++++ Material provided ++++

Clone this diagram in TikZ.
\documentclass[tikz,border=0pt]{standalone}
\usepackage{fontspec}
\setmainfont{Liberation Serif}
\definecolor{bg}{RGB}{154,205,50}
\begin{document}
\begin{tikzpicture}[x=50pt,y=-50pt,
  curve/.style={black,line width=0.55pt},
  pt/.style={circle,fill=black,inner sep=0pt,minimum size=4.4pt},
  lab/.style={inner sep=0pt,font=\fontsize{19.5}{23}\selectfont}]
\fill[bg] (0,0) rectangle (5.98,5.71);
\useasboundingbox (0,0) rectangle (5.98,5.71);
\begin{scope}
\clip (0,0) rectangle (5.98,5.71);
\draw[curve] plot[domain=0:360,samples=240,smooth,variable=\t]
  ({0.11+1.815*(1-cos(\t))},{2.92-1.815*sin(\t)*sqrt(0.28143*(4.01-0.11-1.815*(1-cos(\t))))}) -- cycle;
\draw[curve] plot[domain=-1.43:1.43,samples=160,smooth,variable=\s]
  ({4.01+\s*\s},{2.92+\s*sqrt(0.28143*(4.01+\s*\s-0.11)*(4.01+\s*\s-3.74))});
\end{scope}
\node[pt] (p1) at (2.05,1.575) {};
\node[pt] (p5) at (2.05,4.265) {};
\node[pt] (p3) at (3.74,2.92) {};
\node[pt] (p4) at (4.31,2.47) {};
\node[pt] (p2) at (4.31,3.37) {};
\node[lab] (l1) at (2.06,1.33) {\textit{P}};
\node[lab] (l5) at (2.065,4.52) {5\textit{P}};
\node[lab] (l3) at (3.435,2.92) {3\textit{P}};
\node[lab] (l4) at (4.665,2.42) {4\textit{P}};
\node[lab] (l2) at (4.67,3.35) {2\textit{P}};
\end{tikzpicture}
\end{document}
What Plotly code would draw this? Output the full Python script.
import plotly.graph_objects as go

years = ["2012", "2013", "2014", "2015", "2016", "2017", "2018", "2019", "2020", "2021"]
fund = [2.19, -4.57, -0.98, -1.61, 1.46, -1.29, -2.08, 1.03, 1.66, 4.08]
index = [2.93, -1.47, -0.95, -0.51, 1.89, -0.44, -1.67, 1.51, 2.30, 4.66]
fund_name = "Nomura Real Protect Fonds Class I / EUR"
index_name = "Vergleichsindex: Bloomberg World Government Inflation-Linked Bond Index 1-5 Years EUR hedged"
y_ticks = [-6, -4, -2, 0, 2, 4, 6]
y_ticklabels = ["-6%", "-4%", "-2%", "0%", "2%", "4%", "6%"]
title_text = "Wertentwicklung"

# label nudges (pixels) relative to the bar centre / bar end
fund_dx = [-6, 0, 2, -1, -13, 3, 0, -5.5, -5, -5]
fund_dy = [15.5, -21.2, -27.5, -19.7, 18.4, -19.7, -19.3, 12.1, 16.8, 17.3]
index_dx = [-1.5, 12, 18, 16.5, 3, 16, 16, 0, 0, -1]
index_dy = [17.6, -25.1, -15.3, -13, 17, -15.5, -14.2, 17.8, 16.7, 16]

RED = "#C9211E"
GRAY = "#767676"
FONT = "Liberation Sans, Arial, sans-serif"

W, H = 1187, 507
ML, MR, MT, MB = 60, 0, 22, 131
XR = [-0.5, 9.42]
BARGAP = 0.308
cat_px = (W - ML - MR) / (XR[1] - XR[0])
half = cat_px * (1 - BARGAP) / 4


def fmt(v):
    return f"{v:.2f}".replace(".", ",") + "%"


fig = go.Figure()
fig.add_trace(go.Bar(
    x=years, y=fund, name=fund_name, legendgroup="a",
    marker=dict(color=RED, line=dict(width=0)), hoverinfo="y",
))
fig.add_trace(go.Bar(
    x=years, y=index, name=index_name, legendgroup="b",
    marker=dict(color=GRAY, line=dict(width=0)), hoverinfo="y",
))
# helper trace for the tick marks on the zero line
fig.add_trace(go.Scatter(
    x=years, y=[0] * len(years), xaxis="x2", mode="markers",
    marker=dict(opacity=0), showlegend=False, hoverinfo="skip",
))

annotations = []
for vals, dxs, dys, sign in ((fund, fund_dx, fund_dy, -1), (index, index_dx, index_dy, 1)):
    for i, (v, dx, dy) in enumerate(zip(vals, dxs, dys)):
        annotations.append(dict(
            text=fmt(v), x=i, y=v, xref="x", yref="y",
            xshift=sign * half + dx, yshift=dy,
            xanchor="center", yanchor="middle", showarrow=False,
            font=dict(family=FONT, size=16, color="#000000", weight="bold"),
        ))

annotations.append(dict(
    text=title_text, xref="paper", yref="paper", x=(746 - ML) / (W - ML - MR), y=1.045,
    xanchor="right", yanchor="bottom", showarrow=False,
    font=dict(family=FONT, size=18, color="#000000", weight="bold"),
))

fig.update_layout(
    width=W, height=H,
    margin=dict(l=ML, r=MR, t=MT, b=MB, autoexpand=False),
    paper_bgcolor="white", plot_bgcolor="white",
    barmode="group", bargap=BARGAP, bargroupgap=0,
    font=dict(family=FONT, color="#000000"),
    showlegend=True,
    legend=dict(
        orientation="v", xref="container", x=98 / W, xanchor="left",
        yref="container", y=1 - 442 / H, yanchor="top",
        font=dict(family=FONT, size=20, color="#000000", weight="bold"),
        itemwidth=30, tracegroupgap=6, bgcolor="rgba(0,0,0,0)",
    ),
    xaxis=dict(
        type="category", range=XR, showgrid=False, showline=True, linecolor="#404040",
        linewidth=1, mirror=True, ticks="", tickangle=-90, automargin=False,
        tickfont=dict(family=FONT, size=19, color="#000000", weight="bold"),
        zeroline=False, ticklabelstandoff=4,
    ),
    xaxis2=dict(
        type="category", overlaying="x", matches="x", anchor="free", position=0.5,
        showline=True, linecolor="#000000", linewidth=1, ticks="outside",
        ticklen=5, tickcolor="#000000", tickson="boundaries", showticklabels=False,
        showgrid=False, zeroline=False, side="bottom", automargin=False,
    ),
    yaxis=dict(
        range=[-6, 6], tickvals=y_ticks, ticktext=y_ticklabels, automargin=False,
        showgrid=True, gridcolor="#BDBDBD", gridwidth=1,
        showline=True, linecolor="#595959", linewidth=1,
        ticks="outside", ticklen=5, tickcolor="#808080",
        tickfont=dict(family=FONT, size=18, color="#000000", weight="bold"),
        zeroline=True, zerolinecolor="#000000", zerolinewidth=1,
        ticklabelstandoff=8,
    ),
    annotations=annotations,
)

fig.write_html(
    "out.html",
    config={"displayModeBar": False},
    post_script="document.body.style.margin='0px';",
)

++++

Up to and including the line that holds "import plotly.graph_objects as go", reproduce the records above exactly from their first line, and give nothing else.

Clone this diagram in TikZ.
\documentclass[tikz,border=0pt]{standalone}
\usepackage{fontspec}
\setmainfont{Liberation Serif}
\definecolor{bg}{RGB}{154,205,50}
\begin{document}
\begin{tikzpicture}[x=50pt,y=-50pt,
  curve/.style={black,line width=0.55pt},
  pt/.style={circle,fill=black,inner sep=0pt,minimum size=4.4pt},
  lab/.style={inner sep=0pt,font=\fontsize{19.5}{23}\selectfont}]
\fill[bg] (0,0) rectangle (5.98,5.71);
\useasboundingbox (0,0) rectangle (5.98,5.71);
\begin{scope}
\clip (0,0) rectangle (5.98,5.71);
\draw[curve] plot[domain=0:360,samples=240,smooth,variable=\t]
  ({0.11+1.815*(1-cos(\t))},{2.92-1.815*sin(\t)*sqrt(0.28143*(4.01-0.11-1.815*(1-cos(\t))))}) -- cycle;
\draw[curve] plot[domain=-1.43:1.43,samples=160,smooth,variable=\s]
  ({4.01+\s*\s},{2.92+\s*sqrt(0.28143*(4.01+\s*\s-0.11)*(4.01+\s*\s-3.74))});
\end{scope}
\node[pt] (p1) at (2.05,1.575) {};
\node[pt] (p5) at (2.05,4.265) {};
\node[pt] (p3) at (3.74,2.92) {};
\node[pt] (p4) at (4.31,2.47) {};
\node[pt] (p2) at (4.31,3.37) {};
\node[lab] (l1) at (2.06,1.33) {\textit{P}};
\node[lab] (l5) at (2.065,4.52) {5\textit{P}};
\node[lab] (l3) at (3.435,2.92) {3\textit{P}};
\node[lab] (l4) at (4.665,2.42) {4\textit{P}};
\node[lab] (l2) at (4.67,3.35) {2\textit{P}};
\end{tikzpicture}
\end{document}
What Plotly code would draw this? Output the full Python script.
import plotly.graph_objects as go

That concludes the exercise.